Sunday, February 14, 2010

Some Common Sense Suggestions on Health Reform

In a prior post, the Disease Management Care Blog reviewed Business Week's dour report on disease management. As readers may recall, BW relied on the single anecdotal experience of a dubious General Electric medical director to portray the entire care management industry as a waste of money.

Well, that same General Electric medical director has penned a common sense editorial about health reform in the most recent on-line version of American Journal of Managed Care. It gives good insight on how a commercial non-governmental employer-insurer thinks about insurance reform.

His DMCB-abbreviated short and sweet recommendations follow:

First, everyone has to agree on four assumptions:

1) Reform is a work in progress and rapid cycle assessment of pilot programs is necessary,

2) Provider payment systems need to evolve quickly to being performance based,

3) Not only is all politics local, so is health care

4) Continued flexibility on pursuing quality and cost is important.

Assuming everyone can agree on these, then.....

CMS and the private sector will need to coordinate performance-based payment approaches. Neither alone are likely to get the docs' attention.

Beware the unintended consequence of increased provider coordination that could lead to the formation of local physician-hospital monopolies.
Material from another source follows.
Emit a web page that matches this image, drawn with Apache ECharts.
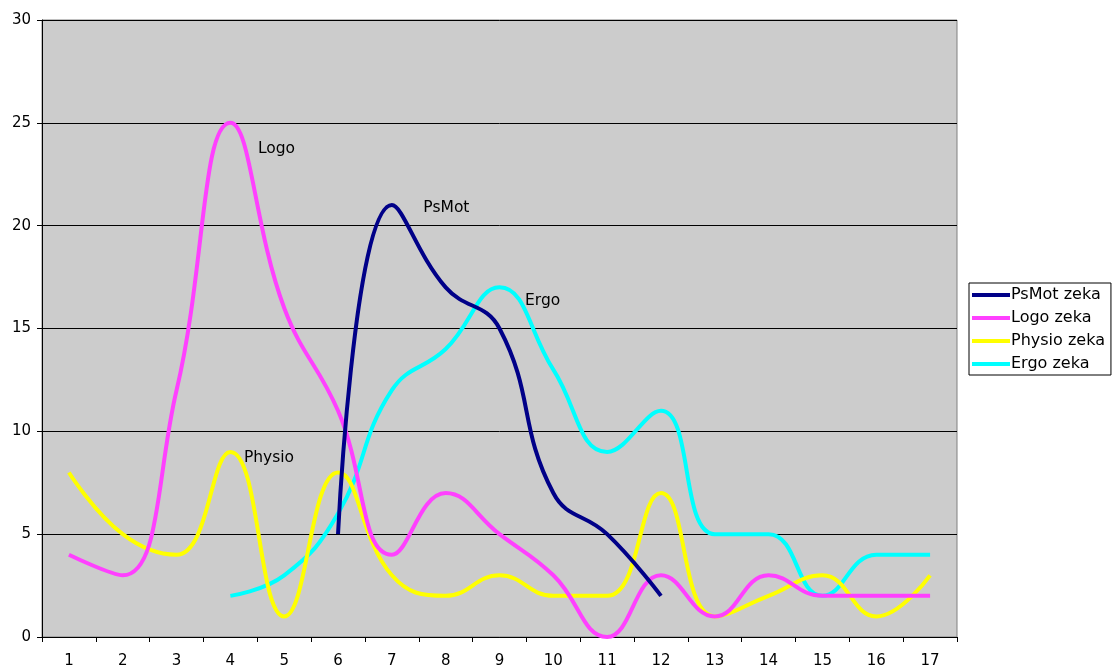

Pricing transparency is a minimum requirement and if that fails, CMS and private insurers will need to enforce price ceilings.

That being said, the collective experience of the experimentation described above could act as a national information resource and act as a safe harbor that allows the physicians to focus on clinical quality improvement rather than payment rates.

The DMCB hopes someone points these out at the Feb. 25 White House health reform meeting.